One senior executive for a one-time large IBM partner said his IBM and Lenovo business combined is down as a percentage of total sales by 20 percent to 30 percent in the past two years. This comes as the solution provider has grown overall sales by more than 100 percent during that same period. "They are a non-issue," asserted the executive, who asked not to be identified.
"There is no articulate, clear message driving down to the channel from IBM's channel leadership," said the executive. "At HP, the message is clear, everything is defined and everything runs smoothly. At IBM, the left hand doesn't talk to the right hand. They don't know their own programs. The IBM channel reps working with the resellers are not working functionally with the product reps. It is a disorganized, ugly mess.
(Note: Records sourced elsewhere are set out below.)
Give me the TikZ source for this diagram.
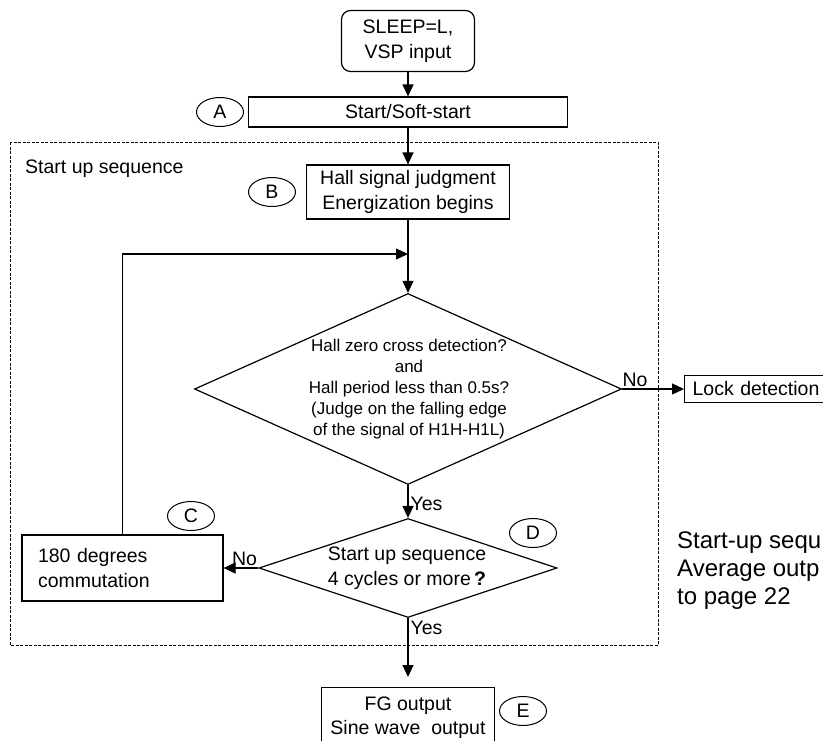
\documentclass[tikz,border=0pt]{standalone}
\usepackage{fontspec}
\setmainfont{Liberation Sans}
\usetikzlibrary{shapes.geometric,arrows.meta}

\newcommand\flowfont{\fontsize{19.5}{24.5}\selectfont}
\newcommand\checkfont{\fontsize{17}{21}\selectfont}
\newcommand\notefont{\fontsize{24}{28}\selectfont}

\begin{document}
\begin{tikzpicture}[x=1pt, y=-1pt,
    every node/.style={font=\flowfont},
    process/.style={draw, line width=1.2pt, inner sep=0pt, align=center},
    decision/.style={diamond, draw, line width=1.2pt, inner sep=0pt},
    tag/.style={ellipse, draw, line width=1pt, inner sep=0pt, minimum width=47pt, minimum height=29pt},
    flow/.style={draw, line width=1.2pt, -{Triangle[length=12pt, width=11pt]}},
    groupbox/.style={draw, line width=1pt, dash pattern=on 3pt off 1.5pt},
    answer/.style={inner sep=2pt}
]
\useasboundingbox (0,0) rectangle (823,740);

% Start
\node[process, rounded corners=9pt, minimum width=133pt, minimum height=61pt] (sleep) at (408,41) {SLEEP=L,\\VSP input};
\node[process, minimum width=319pt, minimum height=30pt] (soft) at (408,112) {Start/Soft-start};
\node[tag] (tagA) at (220,112) {A};

% Start up sequence group
\draw[groupbox] (10,142) rectangle (658,645);
\node[anchor=north west, inner sep=0pt] (seqtitle) at (25,160) {Start up sequence};

\node[process, minimum width=203pt, minimum height=54pt] (judge) at (408,192) {Hall signal judgment\\Energization begins};
\node[tag] (tagB) at (272,192) {B};

\node[decision, minimum width=427pt, minimum height=191pt] (zc) at (408,389) {};
\node[align=center, font=\checkfont, inner sep=0pt] (zctext) at (409,389) {Hall zero cross detection?\\and\\Hall period less than 0.5s?\\(Judge on the falling edge\\of the signal of H1H-H1L)};

\node[process, anchor=west, minimum height=27pt, text width=134pt, inner xsep=8pt, align=left] (lock) at (684,389) {Lock detection};

\node[decision, minimum width=298pt, minimum height=99pt] (cyc) at (408,568) {};
\node[align=center, inner sep=0pt] (cyctext) at (407,568) {Start up sequence\\4 cycles or more\,\textbf{?}};
\node[tag] (tagD) at (533,533) {D};

\node[process, minimum height=66pt, text width=169pt, inner xsep=16pt, align=left] (commut) at (122.5,568) {180 degrees\\commutation};
\node[tag] (tagC) at (191,516) {C};

% Output
\node[process, anchor=north, minimum width=173pt, minimum height=60pt] (fg) at (408,687) {FG output\\Sine wave\ \ output};
\node[tag] (tagE) at (523,711) {E};

\node[anchor=north west, align=left, font=\notefont, inner sep=0pt] (note) at (677,532) {Start-up sequ\\Average outp\\to page 22};

% Connectors
\coordinate (loopin) at (408,254);
\draw[flow] (sleep) -- (soft);
\draw[flow] (soft) -- (judge);
\draw[flow] (judge) -- (zc);
\draw[flow] (commut.north) |- (loopin);
\draw[flow] (zc.east) -- node[answer, pos=.21, above] {No} (lock.west);
\draw[flow] (zc) -- node[answer, pos=.56, right] {Yes} (cyc);
\draw[flow] (cyc.west) -- node[answer, pos=.4, above] {No} (commut.east);
\draw[flow, shorten >=10pt] (cyc) -- node[answer, pos=0, anchor=north west] {Yes} (fg);

\end{tikzpicture}
\end{document}
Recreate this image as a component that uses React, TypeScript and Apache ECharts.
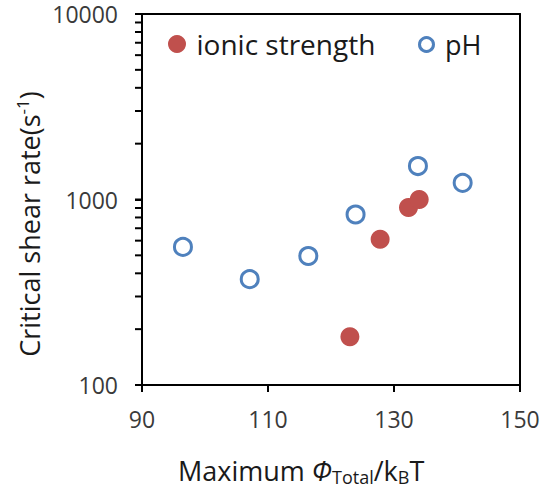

It is clear to me that there is zero leadership."
The executive said that with Dell making overtures to the channel and HP riding high, IBM, for his business, has become "an afterthought." Simply put: "They are not part of our strategic business."
Ravi Marwaha, IBM's general manager, Global Business Partners, told CRN, however, that the fall-off in the number of partners selling IBM products could be misleading. "Our business in SMB is, in fact, doing very well," said the nearly 40-year IBM veteran. "Hardware grew 7 percent [in IBM's second fiscal quarter]. Within that, SMB grew, and business partners do somewhere between 85 [percent] and 90 percent of our hardware business in SMB. As you think about these lower numbers [of solution providers selling IBM], our business is in fact growing and our growth rate is accelerating over time."
Marwaha acknowledged that IBM lost a number of SMB partners when it sold its PC business to Lenovo more than two years ago. "We are in a little bit of transition when we look at an absolute number of partners, and that is because we came off a period where we had a lot of PC partners," he said. "We sold that business to Lenovo, and over time partners who were very significantly PC and had a low performance in servers ended up not being certified, extended, etc."
He said, however, that IBM is now in a recruitment mode in an effort to attract more SMB partners as it seeks to double its share there over the next 10 years. IBM added 750 business partners worldwide during the second quarter, 193 of which were added in the U.S, he added. An IBM spokesman said the vendor also added 190 revenue-generating partners in the U.S. during the first quarter.